Jul 17th 2020

Seven years of suffering: time to end offshore detention

This Sunday, July 19, marks the day in 2013 when Prime Minister Kevin Rudd announced that people seeking asylum, arriving by boat, will never be settled in Australia and would be processed offshore.

As a result of the offshore detention regime, 13 people have lost their lives, families have been separated and lives and dreams put on hold.

Prolonged time in detention is continuing to take a significant toll on the physical and mental well-being of refugees and people seeking asylum.

More than 400 people continue to be trapped by Australia in PNG and Nauru. People transferred to Australia are still languishing in detention facilities, including 120 in hotels, where medical care and safe conditions during COVID19 are grossly inadequate.

Countless Parliamentary and Departmental inquiries, UN investigations, reports by the Australian Human Rights Commission, and numerous whistleblowers, including the government’s own doctors have repeatedly told us the same horrific truth – that Australia’s detention regime has delivered gross abuses and has left people who sought safety here in a state of hopelessness.

Before the passing of the Medevac legislation, those transferred to Australia for medical treatment was the result of highly taxing and resource intensive court cases that spanned months and years. The average wait for transfer after recommendation was two-to-three years, with some people still waiting for as many as five years for adequate medical treatment.

It’s been seven years of deliberate abuse, seven years of appalling conditions and seven years of our Government abrogating its responsibility to fulfil our obligations under the UN Refugee Convention. It’s time for a permanent resettlement solution.

The Morrison Government must either take up New Zealand’s offer of resettlement for those not being considered for the US deal or provide resettlement pathways here at the latest by the end of 2020.

Jana Favero, Director of Advocacy and Campaigns, Asylum Seeker Resource Centre said:

“Seven years without freedom. Seven years in limbo. Seven years of lost opportunities. Enough is enough. The Morrison Government can and must give the men, women and children impacted by the brutality of offshore processing a safe and secure home today. Freedom is a basic human right. Denying people this right is completely wrong and inhumane.”

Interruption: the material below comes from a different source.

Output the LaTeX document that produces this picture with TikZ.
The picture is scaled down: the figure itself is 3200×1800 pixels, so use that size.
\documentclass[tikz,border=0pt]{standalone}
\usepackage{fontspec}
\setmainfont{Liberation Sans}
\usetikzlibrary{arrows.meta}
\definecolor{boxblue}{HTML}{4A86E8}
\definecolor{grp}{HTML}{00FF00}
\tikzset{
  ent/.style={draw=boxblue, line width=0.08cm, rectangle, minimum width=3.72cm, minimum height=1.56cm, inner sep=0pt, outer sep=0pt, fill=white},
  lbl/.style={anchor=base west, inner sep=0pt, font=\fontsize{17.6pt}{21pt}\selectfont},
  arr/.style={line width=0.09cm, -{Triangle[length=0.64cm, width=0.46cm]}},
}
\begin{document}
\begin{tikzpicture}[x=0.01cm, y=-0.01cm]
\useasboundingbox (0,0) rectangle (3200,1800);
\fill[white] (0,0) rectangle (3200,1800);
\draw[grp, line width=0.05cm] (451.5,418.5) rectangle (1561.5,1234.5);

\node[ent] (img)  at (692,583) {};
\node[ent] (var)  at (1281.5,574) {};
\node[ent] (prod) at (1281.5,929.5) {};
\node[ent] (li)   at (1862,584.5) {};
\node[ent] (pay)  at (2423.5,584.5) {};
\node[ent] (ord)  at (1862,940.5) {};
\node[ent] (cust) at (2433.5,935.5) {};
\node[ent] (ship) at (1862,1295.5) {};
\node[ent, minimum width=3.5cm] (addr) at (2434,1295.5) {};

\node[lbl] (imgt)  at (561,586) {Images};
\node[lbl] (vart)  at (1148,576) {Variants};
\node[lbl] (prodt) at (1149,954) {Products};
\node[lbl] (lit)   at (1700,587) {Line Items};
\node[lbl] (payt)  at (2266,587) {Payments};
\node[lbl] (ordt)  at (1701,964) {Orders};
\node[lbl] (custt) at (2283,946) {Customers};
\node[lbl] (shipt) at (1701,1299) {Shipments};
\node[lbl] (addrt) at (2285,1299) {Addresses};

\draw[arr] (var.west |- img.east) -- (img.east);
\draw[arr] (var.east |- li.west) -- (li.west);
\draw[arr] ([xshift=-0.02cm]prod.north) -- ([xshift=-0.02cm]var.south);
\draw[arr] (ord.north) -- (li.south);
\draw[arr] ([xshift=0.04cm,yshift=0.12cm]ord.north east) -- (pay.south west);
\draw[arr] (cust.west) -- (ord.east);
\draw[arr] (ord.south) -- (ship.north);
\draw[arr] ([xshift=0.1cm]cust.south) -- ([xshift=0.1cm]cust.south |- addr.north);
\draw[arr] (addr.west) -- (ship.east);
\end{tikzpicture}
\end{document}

Farhad Rahmati, Civil Engineer, Human Rights Activist and Brisbane Immigration Transit Accommodation (BITA) Detainee: 

“I have been in seven years of forced isolation. I always wanted to have a family but that opportunity has been taken away from me. In the last seven years I could have had children that are at school but instead I am alone.

“We are human beings like everyone else. We want to be free, breathing fresh air and to live our lives. Instead our lives are on hold.

*”*Amnesty International Australia Refugee Advisor, Dr Graham Thom said:

“Offshore processing was only ever meant to be a temporary ‘solution’ – yet they never considered how it could be concluded. The damage done to people’s lives, who’s only wish was help from Australia, to live their lives free of persecution, is both profound and unconscionable.”

“The only reason people are still being held in these completely unacceptable conditions is a lack of political will do anything. It’s past due that we stopped using people’s lives as political footballs and get them to safety.”

GetUp Human Rights Director, Renaire Druery said:

“For seven years this government has chosen to play politics with people’s lives – knocking back resettlement offers with New Zealand, ignoring medical experts’ calls to move people into the community through the pandemic and threatening to take away mobile phones.”

“The Morrison Government could give the women, men, families and children they’ve detained for seven years safety and a future right now – all that’s missing is a government with a heart and the political will.”

RACS Centre Director and Principal Solicitor, Sarah Dale said:

“This harsh and abhorrent system is designed to punish those that dare to ask for our protection.”

“Lives have been lost, spirits completely broken. The Government must act now to provide a permanent settlement solution for people who have already suffered 7 years too long. This should never have happened and cannot continue.”

Human Rights Law Centre Legal Director, David Burke said:

“For seven years the Australian Government repeatedly laid bare its cruelty of innocent people in our care. The Government has intentionally ripped apart families. Hundreds of children suffered for years offshore and were denied safe childhoods. People who were simply asking for help have lost some of the best years of their lives. Thirteen men have died.”

“There is no justification for the Morrison Government continuing to lock people up here and overseas. This dark chapter in our history has to end.”

Brigidine Asylum Seeker Project, Sr Brigid Arthur said:

“The uncertainty of seven years and the limitations involved is destroying people.  One father speaks about feeling totally belittled – personally and in the eyes of his children.”